All the fucking irony!
Over and over I have told myself these words. For as much as I talk and as many questions as I really have asked, there have been almost an equal number of times I have forced myself not to, and the only way I was able to was by feeding myself lies about the things that are most important to me. I'm not sure whose fault it is that my mind has constructed these triggers and barriers.
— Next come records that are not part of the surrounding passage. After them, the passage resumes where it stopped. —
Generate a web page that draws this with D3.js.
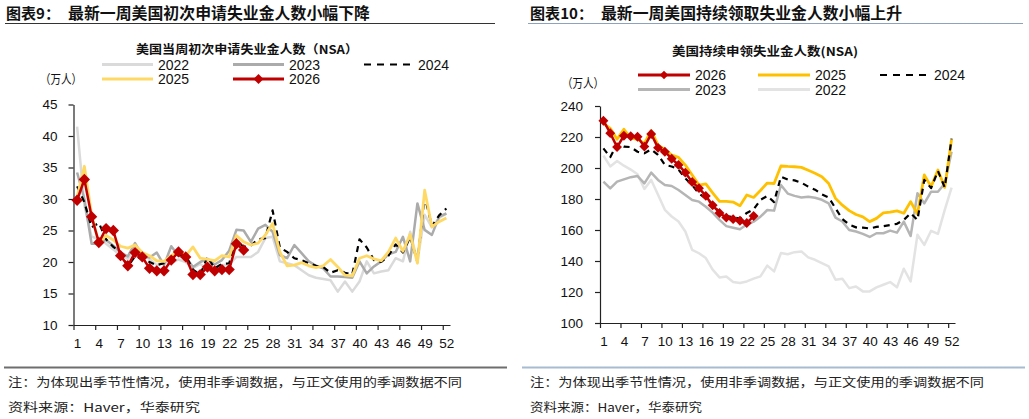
<!DOCTYPE html>
<html>
<head>
<meta charset="utf-8">
<script src="https://cdn.jsdelivr.net/npm/d3@7"></script>
<style>
  body { margin: 0; background: #fff; }
  svg { display: block; }
</style>
</head>
<body>
<svg id="chart"></svg>
<script>
// week labels on the category axis (weeks 1..52)
const WEEK_TICKS = [1, 4, 7, 10, 13, 16, 19, 22, 25, 28, 31, 34, 37, 40, 43, 46, 49, 52];

// ---- 图表9: initial claims, NSA, 万人
const IC_Y_TICKS = [10, 15, 20, 25, 30, 35, 40, 45];
const ic2022 = [41.5, 29.0, 24.0, 23.7, 22.9, 22.0, 21.0, 20.5, 22.0, 21.0, 20.5, 19.5, 20.0, 19.8, 20.4, 20.0, 19.0, 19.7, 18.8, 18.6, 19.5, 19.6, 20.8, 20.8, 20.8, 21.6, 23.8, 24.0, 20.1, 19.8, 19.5, 18.7, 17.9, 17.5, 17.3, 17.1, 15.3, 16.9, 15.3, 16.9, 20.1, 18.2, 18.5, 18.7, 20.6, 20.1, 24.8, 20.1, 27.5, 25.5, 27.0, 27.7];
const ic2023 = [34.2, 30.0, 22.9, 22.9, 23.5, 22.6, 21.5, 20.9, 23.0, 21.0, 20.7, 21.5, 19.5, 22.5, 21.0, 20.8, 19.2, 20.0, 20.5, 19.6, 20.3, 21.8, 25.1, 25.0, 23.2, 25.3, 25.9, 24.8, 21.1, 20.6, 22.7, 21.4, 20.1, 19.4, 19.0, 17.7, 17.7, 17.6, 17.5, 20.1, 18.2, 19.3, 20.1, 21.2, 21.6, 24.0, 20.1, 29.3, 25.1, 24.3, 27.2, 27.7];
const ic2024 = [32.0, 29.5, 25.5, 26.2, 23.6, 22.4, 21.5, 19.3, 20.9, 20.5, 20.0, 19.5, 19.8, 20.5, 21.1, 21.0, 18.8, 18.0, 20.8, 19.0, 19.7, 19.8, 23.4, 22.4, 22.6, 23.6, 23.8, 28.2, 22.3, 21.6, 20.6, 20.3, 19.8, 19.4, 19.2, 18.3, 18.7, 18.3, 18.0, 23.6, 22.3, 20.3, 20.0, 21.0, 22.8, 21.5, 24.0, 20.0, 30.5, 25.7, 27.4, 28.5];
const ic2025 = [30.3, 35.2, 27.5, 23.0, 24.2, 23.5, 22.5, 22.2, 22.7, 21.5, 21.0, 20.2, 20.1, 21.0, 21.7, 21.0, 22.4, 20.6, 20.4, 20.2, 21.0, 20.8, 24.2, 23.2, 22.7, 23.0, 24.3, 26.1, 21.6, 19.4, 19.5, 19.9, 19.4, 19.1, 19.4, 20.4, 19.2, 17.9, 17.8, 20.6, 21.0, 20.5, 20.2, 21.6, 23.8, 21.7, 24.4, 19.8, 31.4, 25.6, 26.4, 27.0];
const ic2026 = [29.8, 33.1, 27.2, 23.1, 25.3, 25.0, 21.0, 19.4, 21.5, 20.8, 19.0, 18.6, 18.6, 20.3, 21.6, 20.8, 18.0, 18.0, 19.2, 18.6, 18.8, 18.8, 22.9, 21.9];

// ---- 图表10: continuing claims, NSA, 万人
const CC_Y_TICKS = [100, 120, 140, 160, 180, 200, 220, 240];
const cc2022 = [208, 201, 204.5, 201.5, 199, 196, 186.5, 192.3, 182.7, 173, 168.7, 165.5, 159, 147.2, 145, 141.9, 134.4, 129.4, 130, 126.4, 125.8, 126.8, 128.6, 130.1, 137, 133.3, 145.1, 144.4, 145.7, 146.2, 142.3, 140.8, 138.6, 136.5, 127.9, 128.6, 122.5, 123.6, 120.4, 120.4, 123, 124.7, 126.4, 123, 135, 126.8, 156.9, 150.4, 159.5, 157.5, 173, 187.3];
const cc2023 = [191.2, 186.9, 191.2, 192.7, 194.1, 194.8, 190.1, 197, 192.3, 189, 188.4, 185.8, 182.6, 179.4, 178.3, 175, 171.2, 166.5, 162.5, 161.5, 160.5, 163.5, 165.4, 168.6, 172.9, 172.5, 189, 183.5, 182, 181, 181.5, 180.8, 179.5, 177.2, 168, 165.5, 160, 159, 157.5, 155.5, 157.9, 157.9, 159.6, 158.3, 165.4, 156.1, 183.7, 177.2, 184.7, 184.7, 190, 210.5];
const cc2024 = [212.7, 207, 215.5, 213.8, 213.5, 210.5, 209.5, 212, 208.5, 202, 201, 199, 193.3, 189, 183.5, 180.5, 176.5, 171.5, 169, 168.2, 167.3, 171, 173.3, 179.4, 182, 178, 194.4, 192.5, 192, 190.5, 188, 186, 183, 181, 174, 167, 163.5, 161.7, 161.5, 161, 162, 162.5, 163.2, 164, 166.5, 170.8, 166.5, 192.3, 187, 198, 187.5, 219];
const cc2025 = [228.8, 225.6, 218.5, 225, 219.2, 218.5, 215.9, 224.1, 214.8, 212, 208.4, 206.9, 201.9, 195.5, 189, 189.7, 184, 178.5, 178.5, 178, 175.7, 182.6, 181, 185.5, 190.3, 190, 201.3, 201, 200.8, 200.4, 198.5, 196.6, 194.4, 190, 180.4, 176, 172.5, 170, 168.5, 165.4, 167.5, 171, 171.5, 172.3, 170.8, 178.3, 170.3, 195.5, 188, 198.7, 187.5, 218.5];
const cc2026 = [230.5, 222.5, 213.5, 220.8, 220.5, 220.2, 213.8, 221.9, 213, 210.5, 206, 202, 197, 191, 187, 182, 176, 171, 168, 167, 166, 164.5, 169];

const CN = '"Noto Sans CJK SC", "Noto Sans CJK TC", sans-serif';
const LAT = '"Liberation Sans", Arial, sans-serif';

const SVG = d3.select('#chart').attr('width', 1029).attr('height', 419)
  .style('background-color', '#fff');

// diamond marker, side = s
function diamond(g, cx, cy, s, color) {
  g.append('path')
    .attr('d', d3.symbol(d3.symbolSquare, s * s)())
    .attr('transform', `translate(${cx},${cy}) rotate(45)`)
    .attr('fill', color);
}

function drawPlot(opt) {
  const g = SVG.append('g');
  const x = d3.scaleLinear().domain([0.5, 52.5]).range([opt.x0, opt.x1]);
  const y = d3.scaleLinear().domain(opt.yDomain).range([opt.y0, opt.y1]);

  // y axis
  const yAxisG = g.append('g').attr('transform', `translate(${opt.x0},0)`);
  d3.axisLeft(y).tickValues(opt.yTicks).tickSize(5).tickSizeOuter(0).tickPadding(opt.yPad)(yAxisG);

  // x axis: tick marks sit between categories, labels on the category
  const xTickG = g.append('g').attr('transform', `translate(0,${opt.y0})`);
  d3.axisBottom(x).tickValues(WEEK_TICKS.map(d => d - 0.5)).tickSize(5).tickSizeOuter(0).tickFormat('')(xTickG);
  const xLabG = g.append('g').attr('transform', `translate(0,${opt.y0})`);
  d3.axisBottom(x).tickValues(WEEK_TICKS).tickSize(0).tickPadding(13)(xLabG);
  xLabG.select('.domain').remove();

  g.selectAll('.domain, .tick line').attr('stroke', '#222').attr('stroke-width', 1.2);
  g.selectAll('.tick text').attr('font-family', LAT).attr('font-size', 13.5).attr('fill', '#111');

  const line = d3.line().x((d, i) => x(i + 1)).y(d => y(d));

  opt.series.forEach(s => {
    g.append('path')
      .datum(s.data)
      .attr('d', line)
      .attr('fill', 'none')
      .attr('stroke', s.color)
      .attr('stroke-width', s.width)
      .attr('stroke-linejoin', 'round')
      .attr('stroke-dasharray', s.dash || null);
    if (s.marker) {
      s.data.forEach((d, i) => diamond(g, x(i + 1), y(d), s.marker, s.color));
    }
  });
}

function legendItem(x, y, s, label) {
  const g = SVG.append('g');
  g.append('line')
    .attr('x1', x).attr('x2', x + s.len)
    .attr('y1', y).attr('y2', y)
    .attr('stroke', s.color)
    .attr('stroke-width', s.dash ? 2.2 : 3)
    .attr('stroke-dasharray', s.dash ? '7,6' : null);
  if (s.marker) diamond(g, x + s.len / 2, y, s.marker - 1, s.color);
  g.append('text')
    .attr('x', x + s.len + 5).attr('y', y + 5)
    .attr('font-family', LAT).attr('font-size', 14).attr('fill', '#111')
    .text(label);
}

function text(x, y, str, opts) {
  const t = SVG.append('text')
    .attr('x', x).attr('y', y)
    .attr('font-family', opts.family || CN)
    .attr('font-size', opts.size)
    .attr('font-weight', opts.weight || 'normal')
    .attr('fill', opts.color || '#111')
    .text(str);
  if (opts.len) t.attr('textLength', opts.len).attr('lengthAdjust', 'spacingAndGlyphs');
  return t;
}

// ---------------- left panel ----------------
text(6, 19, '图表9：', { size: 15, weight: 'bold', len: 54 });
text(68, 19, '最新一周美国初次申请失业金人数小幅下降', { size: 15.5, weight: 'bold', len: 302 });
SVG.append('line').attr('x1', 5).attr('x2', 495).attr('y1', 23.5).attr('y2', 23.5)
  .attr('stroke', '#333').attr('stroke-width', 1);

text(136, 54, '美国当周初次申请失业金人数（NSA）', { size: 12, weight: 'bold', len: 222 });
text(40, 84, '（万人）', { size: 12.5, len: 42 });

const icS = {
  y2022: { data: ic2022, color: '#dadada', width: 2.5, len: 51 },
  y2023: { data: ic2023, color: '#ababab', width: 2.5, len: 51 },
  y2024: { data: ic2024, color: '#000', width: 2.2, dash: '6,5', len: 49 },
  y2025: { data: ic2025, color: '#ffd966', width: 2.8, len: 51 },
  y2026: { data: ic2026, color: '#c00000', width: 2.5, marker: 8, len: 51 }
};

drawPlot({
  x0: 73.5, x1: 450, y0: 325, y1: 104.5,
  yDomain: [10, 45], yTicks: IC_Y_TICKS, yPad: 11,
  series: [icS.y2022, icS.y2023, icS.y2024, icS.y2025, icS.y2026]
});

legendItem(102, 64.5, icS.y2022, '2022');
legendItem(233, 64.5, icS.y2023, '2023');
legendItem(364, 64.5, icS.y2024, '2024');
legendItem(102, 79, icS.y2025, '2025');
legendItem(233, 79, icS.y2026, '2026');

// ---------------- right panel ----------------
text(530, 19, '图表10：', { size: 15, weight: 'bold', len: 63 });
text(601, 19, '最新一周美国持续领取失业金人数小幅上升', { size: 15.5, weight: 'bold', len: 301 });
SVG.append('line').attr('x1', 528).attr('x2', 1023).attr('y1', 23.5).attr('y2', 23.5)
  .attr('stroke', '#8da2bd').attr('stroke-width', 1);

text(672, 56, '美国持续申领失业金人数(NSA)', { size: 12, weight: 'bold', len: 186 });
text(562, 88, '（万人）', { size: 12.5, len: 42 });

const ccS = {
  y2022: { data: cc2022, color: '#e3e3e3', width: 2.5, len: 52 },
  y2023: { data: cc2023, color: '#b5b5b5', width: 2.5, len: 52 },
  y2024: { data: cc2024, color: '#000', width: 2.2, dash: '6,5', len: 49 },
  y2025: { data: cc2025, color: '#ffc000', width: 2.8, len: 52 },
  y2026: { data: cc2026, color: '#c00000', width: 2.5, marker: 7, len: 52 }
};

drawPlot({
  x0: 600, x1: 955, y0: 323, y1: 106,
  yDomain: [100, 240], yTicks: CC_Y_TICKS, yPad: 12,
  series: [ccS.y2022, ccS.y2023, ccS.y2025, ccS.y2024, ccS.y2026]
});

legendItem(638, 75, ccS.y2026, '2026');
legendItem(758, 75, ccS.y2025, '2025');
legendItem(880, 75, ccS.y2024, '2024');
legendItem(638, 89.5, ccS.y2023, '2023');
legendItem(758, 89.5, ccS.y2022, '2022');

// ---------------- footers ----------------
SVG.append('line').attr('x1', 4).attr('x2', 507).attr('y1', 367.5).attr('y2', 367.5)
  .attr('stroke', '#6e6e6e').attr('stroke-width', 2);
SVG.append('line').attr('x1', 522).attr('x2', 1025).attr('y1', 367.5).attr('y2', 367.5)
  .attr('stroke', '#a8bbd0').attr('stroke-width', 2);

const NOTE = '注：为体现出季节性情况，使用非季调数据，与正文使用的季调数据不同';
const SRC = '资料来源：Haver，华泰研究';
text(8, 387, NOTE, { size: 12, len: 454, color: '#222' });
text(8, 412, SRC, { size: 12, len: 192, color: '#222' });
text(530, 387, NOTE, { size: 12, len: 454, color: '#222' });
text(530, 412, SRC, { size: 12, len: 172, color: '#222' });
</script>
</body>
</html>
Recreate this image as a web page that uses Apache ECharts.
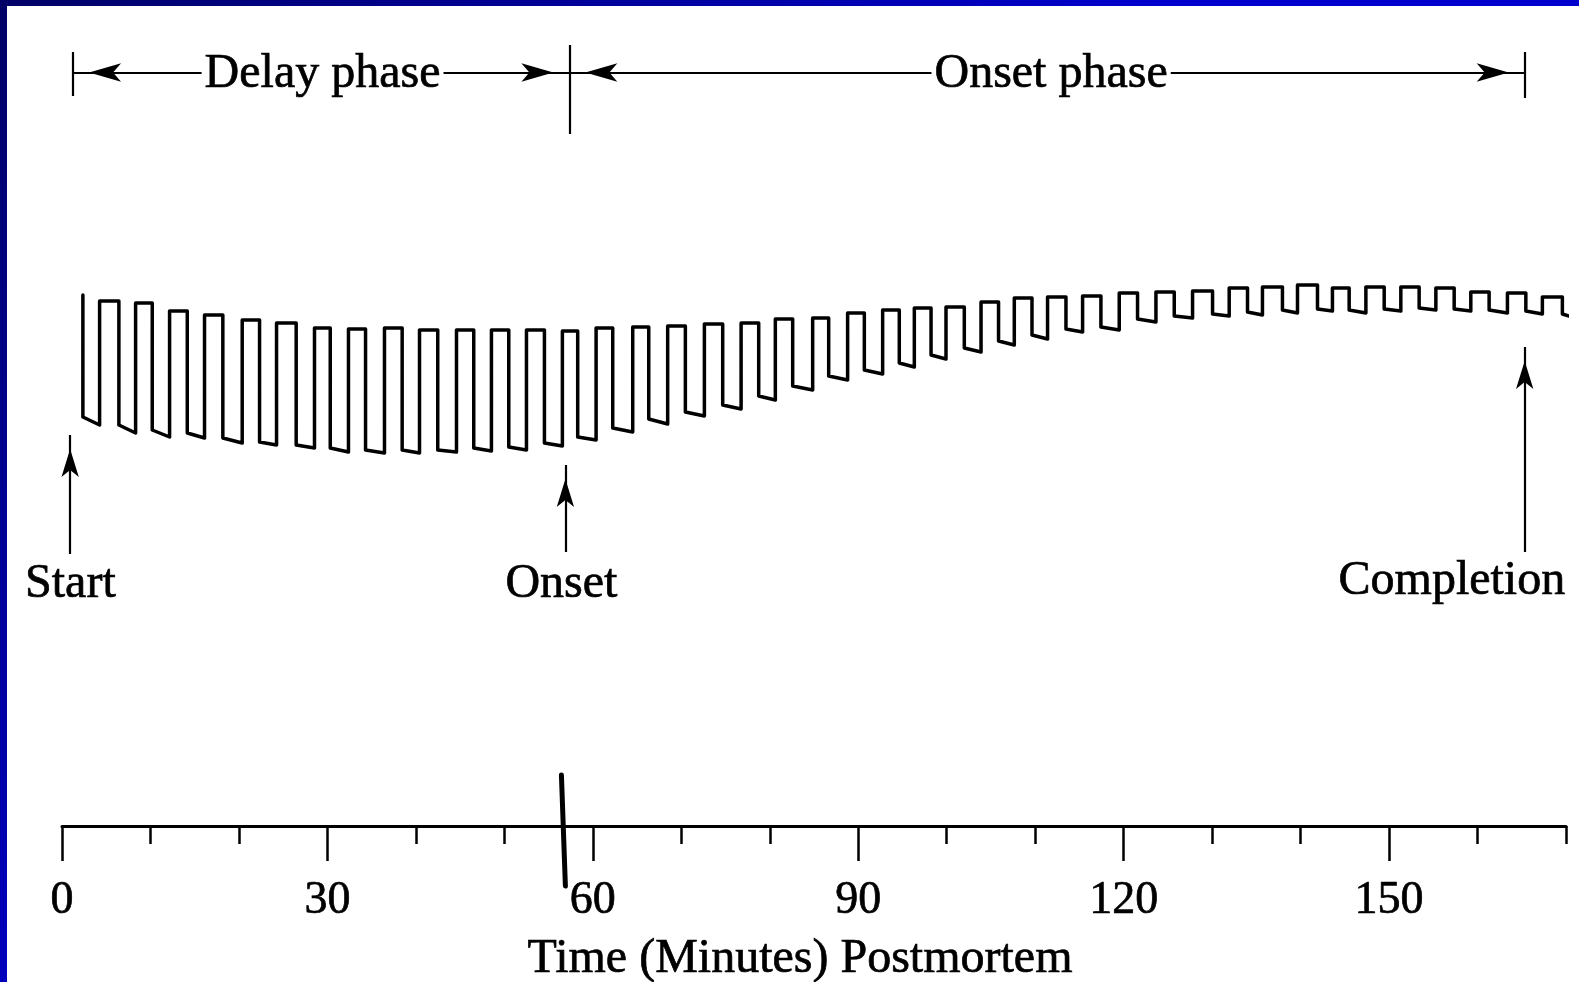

I don't think I can blame anyone, even myself, for my dazed clumsiness, dizziness, shortness of breath, and near limp as I walked out of class. (I would've cried, but it felt like I'd forgotten how.) I have done a lot of research and never quite understood why the most intense physical pain I ever feel results from completely mental processes - I've had to write this post in several sessions, and just having worked on it now, I feel it in my left forearm - my right ring finger and pinky - my left ankle - my right eyebrow - my left armpit. But hopefully this open dialogue and the reconstruction of my faith that I am writing for this class will grant me opportunity for sufficient free expression to begin to heal these internal wounds. What can I do but hope and pray? Perhaps one day I will be able to read Paul again.